The (After)Lives of Objects: Transposition in the Material World, University of Virginia Art & Architectural History Graduate Online Symposium, March 18–19, 2021
Transposition involves the movement of people, objects, and ideas from one context to another. The reverberating impacts of such regional and transregional exchanges have shaped artistic expressions, systems of knowledge, and relationships among polities. Recently, scholarship has turned to the object as a material manifestation of cross-cultural, transregional, and imperial encounters. [After]Lives is an interdisciplinary symposium that explores how transposition has materialized throughout history. How are objects changed when they are activated as mediums of encounter? In what ways do makers and users negotiate their positionality between and within societies through objects? How have artists and other creators problematized binary ideas of encounter and exchange in their works? When should adaptations be considered cultural appropriation instead of cross-cultural connectors? Can they be both? What is at stake when materials, artistic techniques, and/or technologies originating from one region are duplicated outside of that region?

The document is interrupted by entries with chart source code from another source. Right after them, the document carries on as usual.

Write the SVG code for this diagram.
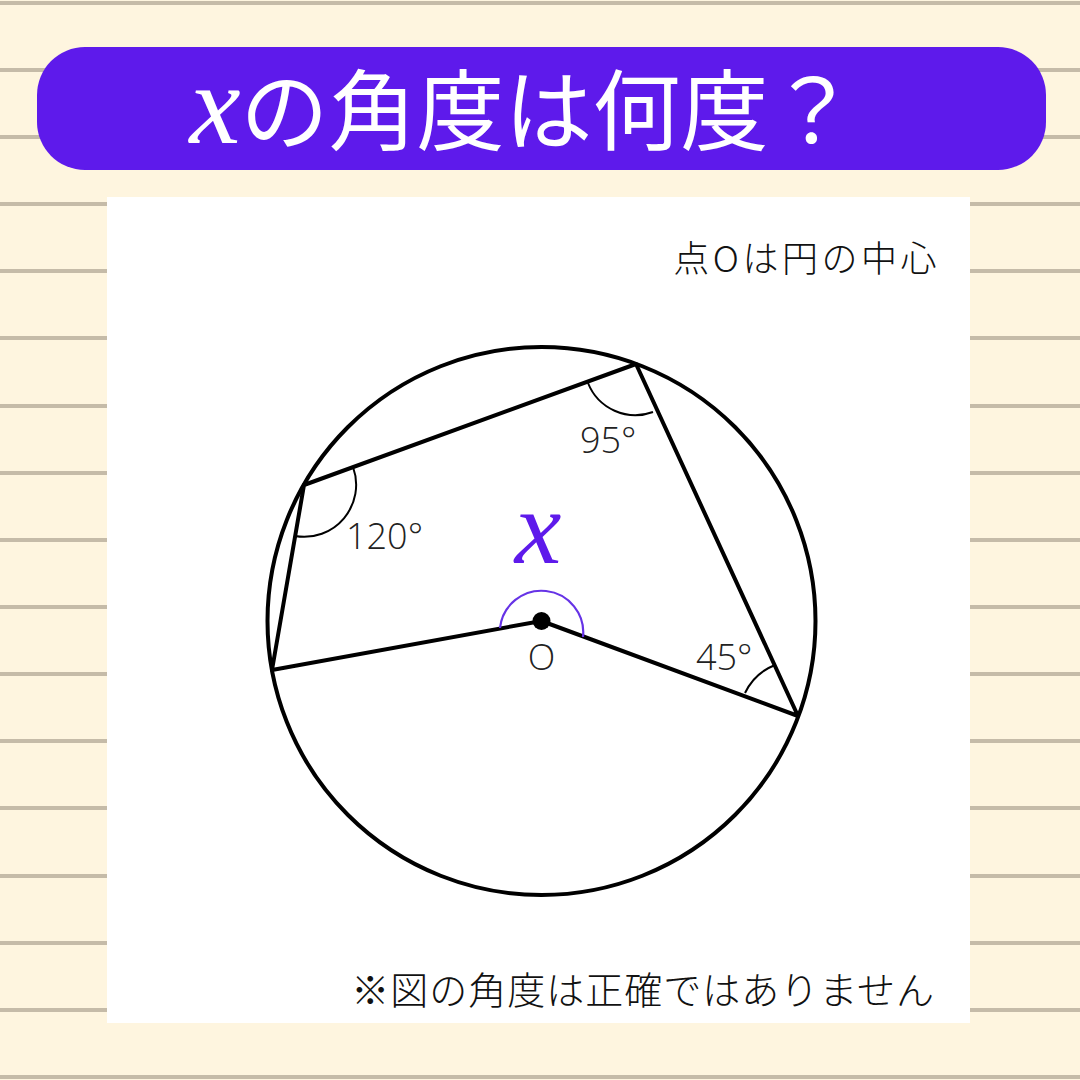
<svg xmlns="http://www.w3.org/2000/svg" width="1080" height="1080" viewBox="0 0 1080 1080">
<style>
.rule{stroke:#C5BBA8;stroke-width:4}
.geo{fill:none;stroke:#000;stroke-width:4;stroke-linecap:round;stroke-linejoin:round}
.ang{fill:none;stroke:#000;stroke-width:2}
.lbl{font-family:"Open Sans","Noto Sans",sans-serif;font-weight:300;font-size:36px;fill:#222}
.jp{font-family:"Noto Sans CJK JP",sans-serif;font-weight:300;fill:#111}
</style>
<rect width="1080" height="1080" fill="#FEF5DF"/>
<g id="rules">
<line class="rule" x1="0" y1="3" x2="1080" y2="3"/>
<line class="rule" x1="0" y1="70" x2="1080" y2="70"/>
<line class="rule" x1="0" y1="137" x2="1080" y2="137"/>
<line class="rule" x1="0" y1="204" x2="1080" y2="204"/>
<line class="rule" x1="0" y1="271" x2="1080" y2="271"/>
<line class="rule" x1="0" y1="338" x2="1080" y2="338"/>
<line class="rule" x1="0" y1="406" x2="1080" y2="406"/>
<line class="rule" x1="0" y1="473" x2="1080" y2="473"/>
<line class="rule" x1="0" y1="540" x2="1080" y2="540"/>
<line class="rule" x1="0" y1="607" x2="1080" y2="607"/>
<line class="rule" x1="0" y1="674" x2="1080" y2="674"/>
<line class="rule" x1="0" y1="741" x2="1080" y2="741"/>
<line class="rule" x1="0" y1="808" x2="1080" y2="808"/>
<line class="rule" x1="0" y1="876" x2="1080" y2="876"/>
<line class="rule" x1="0" y1="943" x2="1080" y2="943"/>
<line class="rule" x1="0" y1="1010" x2="1080" y2="1010"/>
<line class="rule" x1="0" y1="1077" x2="1080" y2="1077"/>
</g>
<g id="header">
<rect x="37" y="47" width="1009" height="123" rx="48" ry="48" fill="#5E1AEB"/>
<text x="523" y="143" text-anchor="middle" font-family="Noto Sans CJK JP,sans-serif" font-size="88" fill="#fff"><tspan font-family="Liberation Serif,serif" font-style="italic" font-size="115">x</tspan>の角度は何度？</text>
</g>
<rect id="panel" x="107" y="197" width="863" height="826" fill="#fff"/>
<text class="jp" x="940" y="272" text-anchor="end" font-size="36" letter-spacing="3.5">点Oは円の中心</text>
<g id="circle"><circle cx="541.5" cy="621" r="274" class="geo"/></g>
<g id="connectors">
<polyline class="geo" points="272,670 304,485 636,364 798,716 541.5,621 272,670"/>
</g>
<g id="angles">
<path class="ang" d="M353,467 A52,52 0 0 1 295,536"/>
<path class="ang" d="M588,383 A51,51 0 0 0 653,412"/>
<path class="ang" d="M745,693 A56,56 0 0 1 775,665"/>
<path d="M500,628 A41.5,41.5 0 1 1 583,637" fill="none" stroke="#6633E6" stroke-width="2.2"/>
</g>
<g id="center"><circle cx="541.5" cy="621" r="9" fill="#000"/></g>
<g id="labels">
<text class="lbl" x="346" y="549">120°</text>
<text class="lbl" x="580" y="453">95°</text>
<text class="lbl" x="696" y="670">45°</text>
<text class="lbl" x="541.5" y="670" text-anchor="middle">O</text>
<text x="538" y="563" text-anchor="middle" font-family="Liberation Serif,serif" font-style="italic" font-size="105" fill="#5E1AEB">x</text>
</g>
<text class="jp" x="935" y="1004" text-anchor="end" font-size="38" letter-spacing="1">※図の角度は正確ではありません</text>
</svg>
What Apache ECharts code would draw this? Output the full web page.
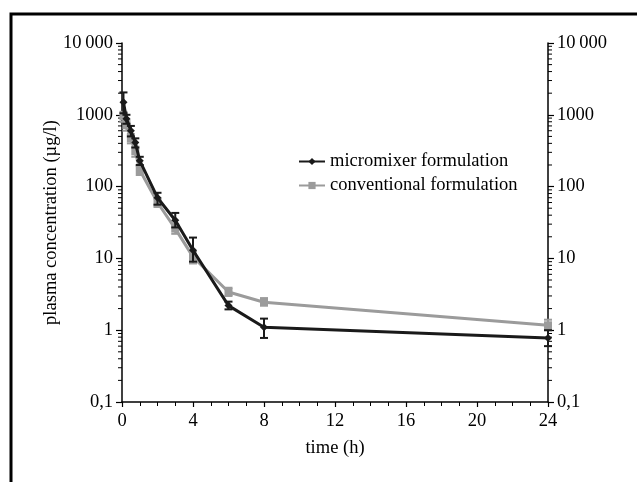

Possible topics include, but are not limited to:
- Mediation of transcultural encounters through visual and material objects
- Processes of adaptation and assimilation in visual and material culture
- History of looting, collecting, and the art market
- Role of institutions in the (re)contextualization of objects
- Studies that problematize notions of influence, exchange, and reception across social, cultural, and artistic hierarchies
- Imperial and colonial networks of collection, trade, and exchange
We welcome submissions from graduate students at all stages and areas of study.